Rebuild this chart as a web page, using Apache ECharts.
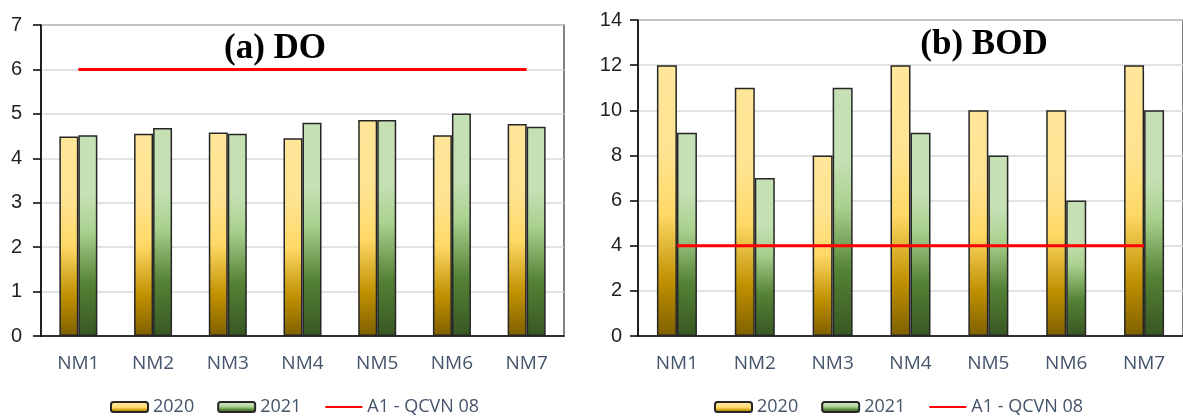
<!DOCTYPE html>
<html>
<head>
<meta charset="utf-8">
<script src="https://cdn.jsdelivr.net/npm/echarts@6/dist/echarts.min.js"></script>
<style>
  html, body { margin: 0; padding: 0; background: #fff; }
  #chart { width: 1183px; height: 417px; }
</style>
</head>
<body>
<div id="chart"></div>
<script>
// Monitoring stations
const stations = ['NM1', 'NM2', 'NM3', 'NM4', 'NM5', 'NM6', 'NM7'];

// Dissolved oxygen (mg/L)
const do2020 = [4.49, 4.55, 4.58, 4.45, 4.86, 4.52, 4.77];
const do2021 = [4.52, 4.68, 4.55, 4.80, 4.86, 5.01, 4.71];
const doLimit = [6, 6, 6, 6, 6, 6, 6];

// Biochemical oxygen demand (mg/L)
const bod2020 = [12, 11, 8, 12, 10, 10, 12];
const bod2021 = [9, 7, 11, 9, 8, 6, 10];
const bodLimit = [4, 4, 4, 4, 4, 4, 4];

const doTicks = { min: 0, max: 7, interval: 1 };
const bodTicks = { min: 0, max: 14, interval: 2 };

const seriesNames = ['2020', '2021', 'A1 - QCVN 08'];
const panelTitles = ['(a) DO', '(b) BOD'];

const grad2020 = new echarts.graphic.LinearGradient(0, 0, 0, 1, [
  { offset: 0, color: '#ffe699' },
  { offset: 0.32, color: '#ffe391' },
  { offset: 0.55, color: '#ffd966' },
  { offset: 0.8, color: '#bf9000' },
  { offset: 1, color: '#7f6000' }
]);
const grad2021 = new echarts.graphic.LinearGradient(0, 0, 0, 1, [
  { offset: 0, color: '#c5e0b4' },
  { offset: 0.3, color: '#c5e0b4' },
  { offset: 0.48, color: '#a9d18e' },
  { offset: 0.74, color: '#548235' },
  { offset: 1, color: '#385723' }
]);

const chart = echarts.init(document.getElementById('chart'), null, { renderer: 'canvas' });

function xAxisFor(gridIndex) {
  return {
    type: 'category',
    gridIndex: gridIndex,
    data: stations,
    axisLine: { lineStyle: { color: '#000', width: 1.5 } },
    axisTick: { show: false },
    axisLabel: { color: '#44546a', fontFamily: 'Open Sans', fontSize: 19, margin: 18 }
  };
}

function yAxisFor(gridIndex, ticks, margin) {
  return {
    type: 'value',
    gridIndex: gridIndex,
    min: ticks.min,
    max: ticks.max,
    interval: ticks.interval,
    axisLine: { show: true, lineStyle: { color: '#000', width: 1.5 } },
    axisTick: { show: true, inside: false, length: 8, lineStyle: { color: '#000', width: 1.5 } },
    axisLabel: { color: '#1f1f1f', fontFamily: 'Liberation Sans', fontSize: 20, margin: margin },
    splitLine: { lineStyle: { color: '#d9d9d9', width: 1.5 } }
  };
}

function barSeries(name, data, idx, grad, width) {
  return {
    name: name,
    type: 'bar',
    xAxisIndex: idx,
    yAxisIndex: idx,
    data: data,
    barWidth: width,
    barGap: '0%',
    itemStyle: { color: grad, borderColor: '#262626', borderWidth: 1.5 }
  };
}

function limitSeries(data, idx) {
  return {
    name: seriesNames[2],
    type: 'line',
    xAxisIndex: idx,
    yAxisIndex: idx,
    data: data,
    symbol: 'none',
    showSymbol: false,
    z: 5,
    itemStyle: { color: '#ff0000' },
    lineStyle: { color: '#ff0000', width: 3 }
  };
}

function legendAt(left) {
  return {
    left: left,
    top: 398,
    padding: 0,
    itemWidth: 37,
    itemHeight: 10,
    itemGap: 23,
    textStyle: { color: '#44546a', fontFamily: 'Open Sans', fontSize: 18 },
    data: [
      { name: seriesNames[0] },
      { name: seriesNames[1] },
      { name: seriesNames[2], lineStyle: { width: 2 }, itemStyle: { opacity: 0 } }
    ]
  };
}

chart.setOption({
  animation: false,
  backgroundColor: '#ffffff',
  grid: [
    { left: 41, top: 25, width: 523, height: 311, show: true, borderColor: '#595959', borderWidth: 1.5 },
    { left: 638, top: 20, width: 547, height: 316, show: true, borderColor: '#595959', borderWidth: 1.5 }
  ],
  xAxis: [xAxisFor(0), xAxisFor(1)],
  yAxis: [yAxisFor(0, doTicks, 19), yAxisFor(1, bodTicks, 16)],
  legend: [legendAt(110), legendAt(714)],
  series: [
    barSeries(seriesNames[0], do2020, 0, grad2020, 19),
    barSeries(seriesNames[1], do2021, 0, grad2021, 19),
    limitSeries(doLimit, 0),
    barSeries(seriesNames[0], bod2020, 1, grad2020, 20),
    barSeries(seriesNames[1], bod2021, 1, grad2021, 20),
    limitSeries(bodLimit, 1)
  ],
  graphic: [
    {
      type: 'text', x: 275, y: 49, z: 10,
      style: { text: panelTitles[0], font: 'bold 35px "Liberation Serif"', fill: '#000', align: 'center', verticalAlign: 'middle' }
    },
    {
      type: 'text', x: 984, y: 45, z: 10,
      style: { text: panelTitles[1], font: 'bold 35px "Liberation Serif"', fill: '#000', align: 'center', verticalAlign: 'middle' }
    }
  ]
});
</script>
</body>
</html>
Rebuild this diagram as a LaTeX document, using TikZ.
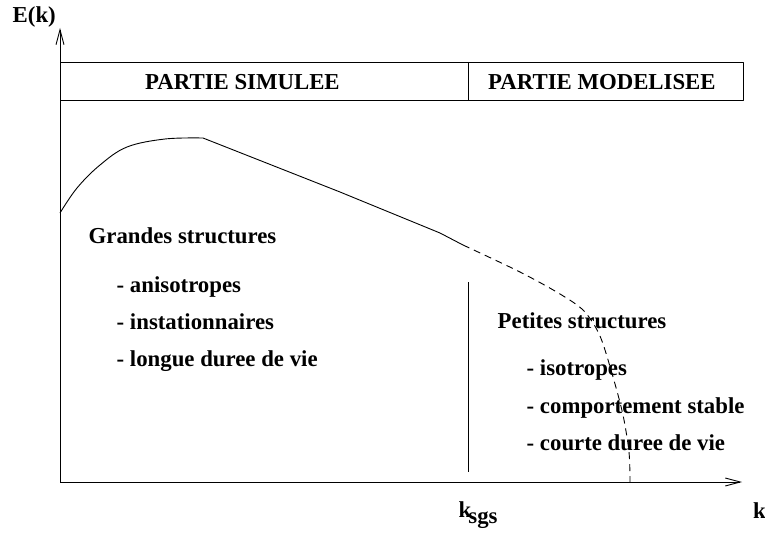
\documentclass[tikz,border=0pt]{standalone}
\usepackage{fontspec}
\setmainfont{Liberation Serif}
\usetikzlibrary{arrows.meta}
\tikzset{
  lbl/.style={anchor=base west, inner sep=0pt, font=\fontsize{22.8}{26}\selectfont\bfseries},
  ln/.style={line width=0.9pt, line join=round},
  axis/.style={ln, -{Straight Barb[length=15pt,width=8pt]}},
  dsh/.style={ln, dash pattern=on 7pt off 5pt}
}
\begin{document}
\begin{tikzpicture}[x=1pt,y=-1pt]
\useasboundingbox (0,0) rectangle (765,535);
% axes
\coordinate (O) at (60,482);
\coordinate (ytip) at (60,28);
\coordinate (xtip) at (742,482);
\draw[axis] (O) -- (ytip);
\draw[axis] (O) -- (xtip);
% header box
\draw[ln] (60,62) rectangle (743,100);
\coordinate (divT) at (468,62);
\coordinate (divB) at (468,100);
\draw[ln] (divT) -- (divB);
\node[lbl] (sim) at (145,89) {PARTIE SIMULEE};
\node[lbl] (mod) at (488,89) {PARTIE MODELISEE};
% separation line at k_sgs
\coordinate (sepT) at (468,282);
\coordinate (sepB) at (468,472);
\draw[ln] (sepT) -- (sepB);
% spectrum curve
\draw[ln] plot[smooth, tension=0.6] coordinates {(60,213) (77,188) (100,165) (127,147) (165,139) (203,138)}
  -- (340,192) -- (440,233) -- (463,245);
\draw[dsh] plot[smooth, tension=0.5] coordinates {(463,245) (520,272) (560,294) (584,311) (600,336) (613,377) (623,415) (629,452) (630,482)};
% labels
\node[lbl] (Ek) at (12.5,23) {E(k)};
\node[lbl] (gs) at (88.5,243) {Grandes structures};
\node[lbl] (gs1) at (116.5,292) {- anisotropes};
\node[lbl] (gs2) at (116.5,329.5) {- instationnaires};
\node[lbl] (gs3) at (116.5,366) {- longue duree de vie};
\node[lbl] (ps) at (497.5,328.5) {Petites structures};
\node[lbl] (ps1) at (526.5,375) {- isotropes};
\node[lbl] (ps2) at (526.5,413) {- comportement stable};
\node[lbl] (ps3) at (526.5,450.5) {- courte duree de vie};
\node[lbl] (ksgs) at (458.5,517) {k\kern-3pt\raisebox{-6pt}{sgs}};
\node[lbl] (k) at (753,518) {k};
\end{tikzpicture}
\end{document}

+---+

Without including any pictures, please restate all the records exactly.

» **Result**:
Rebuild this chart as a web page, using Apache ECharts.
<!DOCTYPE html>
<html>
<head>
<meta charset="utf-8">
<script src="https://cdn.jsdelivr.net/npm/echarts@6/dist/echarts.min.js"></script>
<style>
  html, body { margin: 0; padding: 0; background: #fff; }
  #chart { width: 1183px; height: 417px; }
</style>
</head>
<body>
<div id="chart"></div>
<script>
// Monitoring stations
const stations = ['NM1', 'NM2', 'NM3', 'NM4', 'NM5', 'NM6', 'NM7'];

// Dissolved oxygen (mg/L)
const do2020 = [4.49, 4.55, 4.58, 4.45, 4.86, 4.52, 4.77];
const do2021 = [4.52, 4.68, 4.55, 4.80, 4.86, 5.01, 4.71];
const doLimit = [6, 6, 6, 6, 6, 6, 6];

// Biochemical oxygen demand (mg/L)
const bod2020 = [12, 11, 8, 12, 10, 10, 12];
const bod2021 = [9, 7, 11, 9, 8, 6, 10];
const bodLimit = [4, 4, 4, 4, 4, 4, 4];

const doTicks = { min: 0, max: 7, interval: 1 };
const bodTicks = { min: 0, max: 14, interval: 2 };

const seriesNames = ['2020', '2021', 'A1 - QCVN 08'];
const panelTitles = ['(a) DO', '(b) BOD'];

const grad2020 = new echarts.graphic.LinearGradient(0, 0, 0, 1, [
  { offset: 0, color: '#ffe699' },
  { offset: 0.32, color: '#ffe391' },
  { offset: 0.55, color: '#ffd966' },
  { offset: 0.8, color: '#bf9000' },
  { offset: 1, color: '#7f6000' }
]);
const grad2021 = new echarts.graphic.LinearGradient(0, 0, 0, 1, [
  { offset: 0, color: '#c5e0b4' },
  { offset: 0.3, color: '#c5e0b4' },
  { offset: 0.48, color: '#a9d18e' },
  { offset: 0.74, color: '#548235' },
  { offset: 1, color: '#385723' }
]);

const chart = echarts.init(document.getElementById('chart'), null, { renderer: 'canvas' });

function xAxisFor(gridIndex) {
  return {
    type: 'category',
    gridIndex: gridIndex,
    data: stations,
    axisLine: { lineStyle: { color: '#000', width: 1.5 } },
    axisTick: { show: false },
    axisLabel: { color: '#44546a', fontFamily: 'Open Sans', fontSize: 19, margin: 18 }
  };
}

function yAxisFor(gridIndex, ticks, margin) {
  return {
    type: 'value',
    gridIndex: gridIndex,
    min: ticks.min,
    max: ticks.max,
    interval: ticks.interval,
    axisLine: { show: true, lineStyle: { color: '#000', width: 1.5 } },
    axisTick: { show: true, inside: false, length: 8, lineStyle: { color: '#000', width: 1.5 } },
    axisLabel: { color: '#1f1f1f', fontFamily: 'Liberation Sans', fontSize: 20, margin: margin },
    splitLine: { lineStyle: { color: '#d9d9d9', width: 1.5 } }
  };
}

function barSeries(name, data, idx, grad, width) {
  return {
    name: name,
    type: 'bar',
    xAxisIndex: idx,
    yAxisIndex: idx,
    data: data,
    barWidth: width,
    barGap: '0%',
    itemStyle: { color: grad, borderColor: '#262626', borderWidth: 1.5 }
  };
}

function limitSeries(data, idx) {
  return {
    name: seriesNames[2],
    type: 'line',
    xAxisIndex: idx,
    yAxisIndex: idx,
    data: data,
    symbol: 'none',
    showSymbol: false,
    z: 5,
    itemStyle: { color: '#ff0000' },
    lineStyle: { color: '#ff0000', width: 3 }
  };
}

function legendAt(left) {
  return {
    left: left,
    top: 398,
    padding: 0,
    itemWidth: 37,
    itemHeight: 10,
    itemGap: 23,
    textStyle: { color: '#44546a', fontFamily: 'Open Sans', fontSize: 18 },
    data: [
      { name: seriesNames[0] },
      { name: seriesNames[1] },
      { name: seriesNames[2], lineStyle: { width: 2 }, itemStyle: { opacity: 0 } }
    ]
  };
}

chart.setOption({
  animation: false,
  backgroundColor: '#ffffff',
  grid: [
    { left: 41, top: 25, width: 523, height: 311, show: true, borderColor: '#595959', borderWidth: 1.5 },
    { left: 638, top: 20, width: 547, height: 316, show: true, borderColor: '#595959', borderWidth: 1.5 }
  ],
  xAxis: [xAxisFor(0), xAxisFor(1)],
  yAxis: [yAxisFor(0, doTicks, 19), yAxisFor(1, bodTicks, 16)],
  legend: [legendAt(110), legendAt(714)],
  series: [
    barSeries(seriesNames[0], do2020, 0, grad2020, 19),
    barSeries(seriesNames[1], do2021, 0, grad2021, 19),
    limitSeries(doLimit, 0),
    barSeries(seriesNames[0], bod2020, 1, grad2020, 20),
    barSeries(seriesNames[1], bod2021, 1, grad2021, 20),
    limitSeries(bodLimit, 1)
  ],
  graphic: [
    {
      type: 'text', x: 275, y: 49, z: 10,
      style: { text: panelTitles[0], font: 'bold 35px "Liberation Serif"', fill: '#000', align: 'center', verticalAlign: 'middle' }
    },
    {
      type: 'text', x: 984, y: 45, z: 10,
      style: { text: panelTitles[1], font: 'bold 35px "Liberation Serif"', fill: '#000', align: 'center', verticalAlign: 'middle' }
    }
  ]
});
</script>
</body>
</html>
Rebuild this diagram as a LaTeX document, using TikZ.
\documentclass[tikz,border=0pt]{standalone}
\usepackage{fontspec}
\setmainfont{Liberation Serif}
\usetikzlibrary{arrows.meta}
\tikzset{
  lbl/.style={anchor=base west, inner sep=0pt, font=\fontsize{22.8}{26}\selectfont\bfseries},
  ln/.style={line width=0.9pt, line join=round},
  axis/.style={ln, -{Straight Barb[length=15pt,width=8pt]}},
  dsh/.style={ln, dash pattern=on 7pt off 5pt}
}
\begin{document}
\begin{tikzpicture}[x=1pt,y=-1pt]
\useasboundingbox (0,0) rectangle (765,535);
% axes
\coordinate (O) at (60,482);
\coordinate (ytip) at (60,28);
\coordinate (xtip) at (742,482);
\draw[axis] (O) -- (ytip);
\draw[axis] (O) -- (xtip);
% header box
\draw[ln] (60,62) rectangle (743,100);
\coordinate (divT) at (468,62);
\coordinate (divB) at (468,100);
\draw[ln] (divT) -- (divB);
\node[lbl] (sim) at (145,89) {PARTIE SIMULEE};
\node[lbl] (mod) at (488,89) {PARTIE MODELISEE};
% separation line at k_sgs
\coordinate (sepT) at (468,282);
\coordinate (sepB) at (468,472);
\draw[ln] (sepT) -- (sepB);
% spectrum curve
\draw[ln] plot[smooth, tension=0.6] coordinates {(60,213) (77,188) (100,165) (127,147) (165,139) (203,138)}
  -- (340,192) -- (440,233) -- (463,245);
\draw[dsh] plot[smooth, tension=0.5] coordinates {(463,245) (520,272) (560,294) (584,311) (600,336) (613,377) (623,415) (629,452) (630,482)};
% labels
\node[lbl] (Ek) at (12.5,23) {E(k)};
\node[lbl] (gs) at (88.5,243) {Grandes structures};
\node[lbl] (gs1) at (116.5,292) {- anisotropes};
\node[lbl] (gs2) at (116.5,329.5) {- instationnaires};
\node[lbl] (gs3) at (116.5,366) {- longue duree de vie};
\node[lbl] (ps) at (497.5,328.5) {Petites structures};
\node[lbl] (ps1) at (526.5,375) {- isotropes};
\node[lbl] (ps2) at (526.5,413) {- comportement stable};
\node[lbl] (ps3) at (526.5,450.5) {- courte duree de vie};
\node[lbl] (ksgs) at (458.5,517) {k\kern-3pt\raisebox{-6pt}{sgs}};
\node[lbl] (k) at (753,518) {k};
\end{tikzpicture}
\end{document}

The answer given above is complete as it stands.